Pope Francis participates in the Lac Ste. Anne pilgrimage and Liturgy of the Word in Lac Ste. Anne, Alberta, July 26, 2022. Photo by Michael Swan

Bishops put Reconciliation commitments in writing

  • February 8, 2023

Canada's Catholics are not done with reconciliation. Four pastoral letters from Canada’s bishops released today urge Indigenous and non-Indigenous Catholics to seek ways to journey together, build relationships, know and understand their history and end the two solitudes in the country and in the Church of Indigenous and settler societies.

“We are called to be united as ambassadors of reconciliation,” Edmonton Archbishop Richard Smith said in a release.

The four letters – one each to the First Nations, Inuit and Metis peoples and a fourth to all the Catholics in Canada – are an extension of Pope Francis encounter with Indigenous delegations in Rome last March and April and his apostolic visit to Canada in July. The letters were conceived more than a year ago as part of the process that included the “Walking Together” tour by Francis to Alberta, Quebec and Nunavut.

In the letters, the bishops of Canada have made a series of commitments to the Indigenous people of Canada in the separate letters to First Nations, Inuit and Metis.

Grounded in Pope Francis’ historic April 1, 2022 Rome apology for Catholic participation in the residential school system, and the repeated apologies the Pope made as he visited Canada last summer, the bishops make general promises, which they say will be realized in more specific, concrete ways locally, in individual dioceses.

The whole idea is to keep the reconciliation train on the tracks, Smith said

“Let’s work together in our parishes and Catholic institutions on ways to deepen and strengthen reconciliation, not only with Indigenous Peoples but also among ourselves and with all people,” the Edmonton Archbishop said.

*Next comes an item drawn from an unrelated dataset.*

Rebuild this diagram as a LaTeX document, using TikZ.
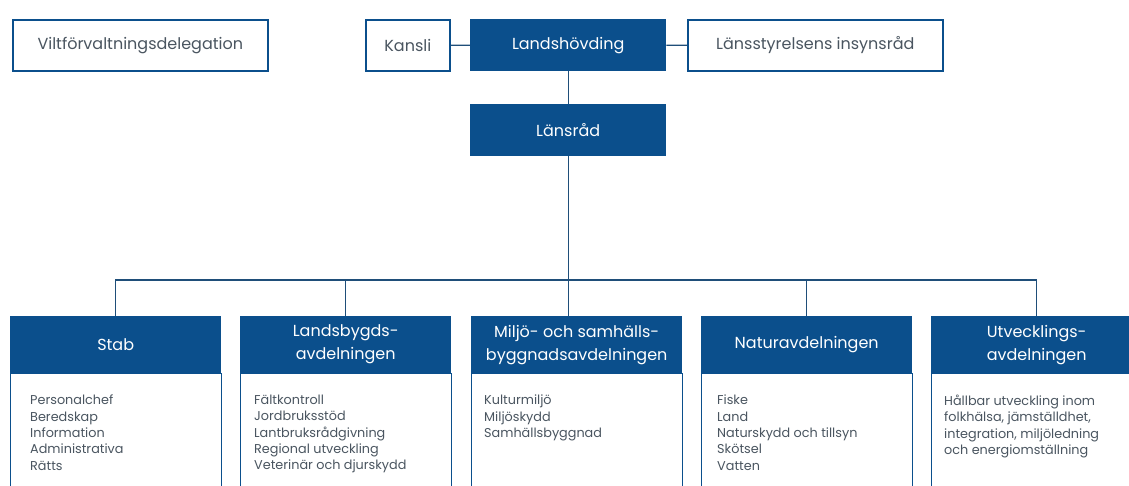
\documentclass[tikz,border=0pt]{standalone}
\usepackage{fontspec}
\setmainfont{Poppins}
\definecolor{lsblue}{HTML}{0B4F8C}
\definecolor{lsline}{HTML}{1F4E79}
\definecolor{lstext}{HTML}{4A5560}
\begin{document}
\begin{tikzpicture}[x=1pt,y=-1pt,
  topbox/.style={draw=lsblue, line width=1.6pt, fill=white, minimum height=51, inner sep=0, anchor=north west, text=lstext, font=\fontsize{16}{19}\selectfont},
  topfill/.style={fill=lsblue, minimum height=52, inner sep=0, anchor=north west, text=white, font=\fontsize{16}{19}\selectfont},
  header/.style={fill=lsblue, minimum width=211, minimum height=57, inner sep=0, anchor=north west, text=white, align=center, font=\fontsize{16}{23}\selectfont},
  bodybox/.style={draw=lsblue, line width=1.4pt, fill=white, minimum width=211, minimum height=135, inner sep=0, anchor=north west},
  bodytext/.style={anchor=north west, inner sep=0, align=left, text=lstext, font=\fontsize{12.8}{16.3}\selectfont},
  conn/.style={draw=lsline, line width=1.3pt}
]
\useasboundingbox (0,0) rectangle (1129,486);
\fill[white] (0,0) rectangle (1129,486);

% top row
\node[topbox, minimum width=255] (vilt) at (12,19) {Viltförvaltningsdelegation};
\node[topbox, minimum width=84] (kansli) at (365,19) {Kansli};
\node[topfill, minimum width=196] (landsh) at (470,19) {Landshövding};
\node[topbox, minimum width=255] (insyn) at (687,19) {Länsstyrelsens insynsråd};
\node[topfill, minimum width=196] (lansrad) at (470,104) {Länsråd};

% departments
\node[bodybox] (stabb) at (10,373) {};
\node[header] (stabh) at (10,316) {Stab};
\node[bodybox] (landb) at (240,373) {};
\node[header] (landh) at (240,316) {Landsbygds-\\avdelningen};
\node[bodybox] (miljob) at (471,373) {};
\node[header] (miljoh) at (471,316) {Miljö- och samhälls-\\byggnadsavdelningen};
\node[bodybox] (naturb) at (701,373) {};
\node[header] (naturh) at (701,316) {Naturavdelningen};
\node[bodybox] (utvb) at (931,373) {};
\node[header] (utvh) at (931,316) {Utvecklings-\\avdelningen};

\node[bodytext] (stabt) at (30,395) {Personalchef\\Beredskap\\Information\\Administrativa\\Rätts};
\node[bodytext] (landt) at (254,395) {Fältkontroll\\Jordbruksstöd\\Lantbruksrådgivning\\Regional utveckling\\Veterinär och djurskydd};
\node[bodytext] (miljot) at (484,395) {Kulturmiljö\\Miljöskydd\\Samhällsbyggnad};
\node[bodytext] (naturt) at (717,395) {Fiske\\Land\\Naturskydd och tillsyn\\Skötsel\\Vatten};
\node[bodytext] (utvt) at (944,395) {Hållbar utveckling inom\\folkhälsa, jämställdhet,\\integration, miljöledning\\och energiomställning};

% connectors
\coordinate (bus) at (567,280);
\draw[conn] (kansli.east) -- (landsh.west);
\draw[conn] (landsh.east) -- (insyn.west);
\draw[conn] (landsh.south) -- (lansrad.north);
\draw[conn] (lansrad.south) -- (lansrad.south |- miljoh.north);
\draw[conn] (stabh.north) -- (stabh.north |- bus) -- (utvh.north |- bus) -- (utvh.north);
\draw[conn] (landh.north |- bus) -- (landh.north);
\draw[conn] (naturh.north |- bus) -- (naturh.north);
\end{tikzpicture}
\end{document}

To First Nations, the bishops promise:

  • Continued dialogue, “working with you to discern the most effective mechanisms by which these dialogues can continue.”
  • Incorporating awareness of Indigenous history, culture, language and spirituality in Catholic education at every level, but particularly in seminaries and in the formation programs of religious orders. “Important will be the opportunities to hear about the history of this land from an Indigenous perspective,” the bishop say. Awareness of treaties will be part of a Catholic education in Canada.
  • To be allies of First Nations “in the spirit of the United Nations Declaration on the Rights of Indigenous People and of Catholic Social Teaching” as they seek justice.
  • Helping First Nations to protect the environment; encouraging their “stewardship of the land and the goods of Creation.”
  • Contributing to First Nations efforts to tackle addictions, suicide, violence, poverty, incarceration and other social issues, “especially as these impact young people.”
  • Support for young people, “to help them in their search for meaning and hope.”
  • A mandated role for Elders in the life of the Church.
  • An ecumenical approach to ministry in First Nations communities.
  • Making good on the Indigenous Reconciliation Fund, a five year commitment the bishops took on in the fall of 2021 to raise $30 million for community healing projects chosen by an independent, Indigenous board.

To the Metis, the bishops promise:

  • Ongoing dialogue in the form of “regular meetings between Metis leadership and diocesan bishops,” plus a richer incorporation of Metis spirituality and culture in parish life.
  • “To make Metis history known” through Catholic education at every level.
  • Working ecumenically “to foster healthy and supportive relationships in the communities.”
  • Support for “the spiritual well-being of the young people.”
  • “Celebrating the great role that women play in your faith communities.”
  • A mandated role for Elders in the Church.
  • Solidarity with Metis in their stewardship of the land.
  • Following through on the five-year, $30 million commitment of the Indigenous Reconciliation Fund.

To the Inuit, the bishops promise:

  • Fulfilling the five-year, $30 million pledge behind the Indigenous Reconciliation Fund.
  • More regular contact with Inuit leaders and communities.
  • A greater commitment to ecumenism locally to foster “unity across denominations and healing what has been wounded by denominational rivalry.”
  • Work with Inuit communities and organizations on addictions, suicide, violence, poverty and incarceration rates.
  • “Development of resources for youth, mindful of Inuit cultural realities.”
  • New forms of responsibility in the Church for Elders.
  • Education about Inuit realities, particularly the history of Inuit Land Claims Agreements in seminaries, religious formation programs and at all levels of Catholic education.
  • “Celebrating and supporting the long-term sustainability of the use of Inuktitut.”
  • Solidarity with Inuit efforts to preserve and protect their environment and “our common home.”